GIVEN INSTRUCTION >> Only the lines from the start of the entries up to and including the line with "import * as" should be written out, exactly as they stand.

Collected data entries:
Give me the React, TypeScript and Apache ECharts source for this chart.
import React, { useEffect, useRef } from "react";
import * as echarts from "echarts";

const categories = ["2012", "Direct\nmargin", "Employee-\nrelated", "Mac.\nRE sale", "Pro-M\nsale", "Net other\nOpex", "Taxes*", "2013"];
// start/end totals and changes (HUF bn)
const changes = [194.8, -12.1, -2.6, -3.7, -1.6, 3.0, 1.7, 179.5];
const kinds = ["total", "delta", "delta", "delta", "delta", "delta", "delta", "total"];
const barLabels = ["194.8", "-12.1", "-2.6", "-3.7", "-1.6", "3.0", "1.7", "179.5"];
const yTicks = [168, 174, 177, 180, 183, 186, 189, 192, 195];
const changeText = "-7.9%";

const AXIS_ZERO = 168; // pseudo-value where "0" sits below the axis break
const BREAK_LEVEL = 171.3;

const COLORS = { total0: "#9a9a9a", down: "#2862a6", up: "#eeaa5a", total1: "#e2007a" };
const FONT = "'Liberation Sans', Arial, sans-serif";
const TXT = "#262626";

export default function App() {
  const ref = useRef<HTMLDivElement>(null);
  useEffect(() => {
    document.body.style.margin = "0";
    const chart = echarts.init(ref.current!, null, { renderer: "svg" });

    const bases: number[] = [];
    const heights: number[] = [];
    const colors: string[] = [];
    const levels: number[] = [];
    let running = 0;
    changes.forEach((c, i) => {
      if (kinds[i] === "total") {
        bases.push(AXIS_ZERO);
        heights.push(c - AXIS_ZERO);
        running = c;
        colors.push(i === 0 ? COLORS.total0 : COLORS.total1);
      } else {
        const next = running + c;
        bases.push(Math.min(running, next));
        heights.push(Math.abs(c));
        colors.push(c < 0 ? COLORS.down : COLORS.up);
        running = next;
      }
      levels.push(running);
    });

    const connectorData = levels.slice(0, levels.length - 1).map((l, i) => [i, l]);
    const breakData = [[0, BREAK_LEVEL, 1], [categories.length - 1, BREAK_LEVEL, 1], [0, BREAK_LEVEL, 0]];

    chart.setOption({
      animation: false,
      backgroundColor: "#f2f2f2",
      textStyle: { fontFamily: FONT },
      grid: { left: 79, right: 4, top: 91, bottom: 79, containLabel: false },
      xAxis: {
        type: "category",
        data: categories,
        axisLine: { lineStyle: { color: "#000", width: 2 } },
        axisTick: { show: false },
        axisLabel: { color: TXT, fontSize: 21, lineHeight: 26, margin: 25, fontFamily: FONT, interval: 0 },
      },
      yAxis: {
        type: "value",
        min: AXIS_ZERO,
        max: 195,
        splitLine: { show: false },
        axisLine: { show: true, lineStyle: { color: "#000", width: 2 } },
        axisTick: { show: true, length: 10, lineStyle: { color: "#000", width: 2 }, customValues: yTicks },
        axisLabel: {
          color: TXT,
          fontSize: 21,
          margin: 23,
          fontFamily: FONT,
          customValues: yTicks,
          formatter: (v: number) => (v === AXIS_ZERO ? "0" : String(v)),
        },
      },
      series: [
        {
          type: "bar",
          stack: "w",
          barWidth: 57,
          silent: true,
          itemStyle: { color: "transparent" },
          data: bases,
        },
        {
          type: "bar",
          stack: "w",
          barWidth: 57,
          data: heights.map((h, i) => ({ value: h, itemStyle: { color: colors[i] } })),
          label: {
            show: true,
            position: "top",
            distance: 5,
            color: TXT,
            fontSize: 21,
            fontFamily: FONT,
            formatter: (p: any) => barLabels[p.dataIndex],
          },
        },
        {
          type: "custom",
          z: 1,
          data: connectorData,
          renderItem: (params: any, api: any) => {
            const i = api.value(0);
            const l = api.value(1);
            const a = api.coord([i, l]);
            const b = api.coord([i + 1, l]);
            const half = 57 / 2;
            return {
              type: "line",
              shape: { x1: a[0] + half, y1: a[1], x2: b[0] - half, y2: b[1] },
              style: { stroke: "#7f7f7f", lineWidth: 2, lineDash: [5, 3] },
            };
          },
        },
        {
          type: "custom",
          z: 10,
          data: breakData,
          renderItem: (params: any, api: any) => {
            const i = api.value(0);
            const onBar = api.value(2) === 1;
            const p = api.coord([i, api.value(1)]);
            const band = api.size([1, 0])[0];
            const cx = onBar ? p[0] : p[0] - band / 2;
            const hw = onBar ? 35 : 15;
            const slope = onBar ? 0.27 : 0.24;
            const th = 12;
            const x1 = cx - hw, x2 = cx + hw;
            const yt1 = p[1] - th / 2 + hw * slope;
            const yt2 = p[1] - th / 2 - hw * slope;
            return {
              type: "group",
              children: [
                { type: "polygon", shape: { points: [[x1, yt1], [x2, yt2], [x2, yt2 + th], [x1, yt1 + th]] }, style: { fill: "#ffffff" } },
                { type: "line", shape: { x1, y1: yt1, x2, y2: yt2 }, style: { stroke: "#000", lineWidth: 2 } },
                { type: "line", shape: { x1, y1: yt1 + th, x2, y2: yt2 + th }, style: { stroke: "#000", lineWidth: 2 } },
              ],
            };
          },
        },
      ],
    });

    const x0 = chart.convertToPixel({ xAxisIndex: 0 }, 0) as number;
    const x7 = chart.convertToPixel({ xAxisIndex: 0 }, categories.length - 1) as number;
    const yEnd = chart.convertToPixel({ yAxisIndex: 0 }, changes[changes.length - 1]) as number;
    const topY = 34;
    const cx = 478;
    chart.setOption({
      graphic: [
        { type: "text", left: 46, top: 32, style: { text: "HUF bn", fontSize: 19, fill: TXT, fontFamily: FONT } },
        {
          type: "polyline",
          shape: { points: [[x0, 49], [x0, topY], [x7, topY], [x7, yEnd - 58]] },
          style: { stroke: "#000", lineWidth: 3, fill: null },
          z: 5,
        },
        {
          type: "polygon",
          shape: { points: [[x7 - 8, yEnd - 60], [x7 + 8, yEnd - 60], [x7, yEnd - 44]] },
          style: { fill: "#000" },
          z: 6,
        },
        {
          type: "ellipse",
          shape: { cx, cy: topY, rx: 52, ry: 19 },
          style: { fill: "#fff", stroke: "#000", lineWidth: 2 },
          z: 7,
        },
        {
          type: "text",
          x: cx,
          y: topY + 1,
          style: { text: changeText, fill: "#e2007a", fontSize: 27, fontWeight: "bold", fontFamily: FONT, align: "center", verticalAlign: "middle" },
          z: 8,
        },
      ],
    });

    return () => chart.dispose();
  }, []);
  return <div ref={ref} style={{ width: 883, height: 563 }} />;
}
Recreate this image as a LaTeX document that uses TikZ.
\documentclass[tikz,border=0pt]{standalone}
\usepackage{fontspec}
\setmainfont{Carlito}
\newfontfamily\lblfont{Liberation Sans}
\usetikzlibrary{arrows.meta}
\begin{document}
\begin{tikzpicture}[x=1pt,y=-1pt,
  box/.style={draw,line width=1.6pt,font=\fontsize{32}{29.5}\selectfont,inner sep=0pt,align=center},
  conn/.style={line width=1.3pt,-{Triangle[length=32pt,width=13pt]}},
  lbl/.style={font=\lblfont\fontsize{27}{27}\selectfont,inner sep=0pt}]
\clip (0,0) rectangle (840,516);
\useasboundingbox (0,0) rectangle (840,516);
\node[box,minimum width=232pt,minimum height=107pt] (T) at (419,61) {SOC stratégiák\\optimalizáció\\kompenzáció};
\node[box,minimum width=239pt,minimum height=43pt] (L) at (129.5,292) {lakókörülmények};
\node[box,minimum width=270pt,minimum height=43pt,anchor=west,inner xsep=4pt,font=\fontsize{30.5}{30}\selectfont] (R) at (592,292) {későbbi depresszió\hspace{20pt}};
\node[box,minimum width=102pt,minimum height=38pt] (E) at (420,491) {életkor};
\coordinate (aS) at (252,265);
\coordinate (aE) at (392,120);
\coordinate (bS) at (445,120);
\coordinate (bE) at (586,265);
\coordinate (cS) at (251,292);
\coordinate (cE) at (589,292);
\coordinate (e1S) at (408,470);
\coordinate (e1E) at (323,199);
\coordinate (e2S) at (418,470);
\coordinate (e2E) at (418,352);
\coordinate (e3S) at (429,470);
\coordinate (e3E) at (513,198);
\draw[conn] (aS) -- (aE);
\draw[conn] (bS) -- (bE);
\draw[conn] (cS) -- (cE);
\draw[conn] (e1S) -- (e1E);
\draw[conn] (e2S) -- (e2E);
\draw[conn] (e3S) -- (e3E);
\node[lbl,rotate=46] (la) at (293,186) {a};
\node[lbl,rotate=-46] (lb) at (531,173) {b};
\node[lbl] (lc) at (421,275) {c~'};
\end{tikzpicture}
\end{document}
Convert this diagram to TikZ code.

SOLVED PROBLEM >>
Give me the React, TypeScript and Apache ECharts source for this chart.
import React, { useEffect, useRef } from "react";
import * as echarts from "echarts";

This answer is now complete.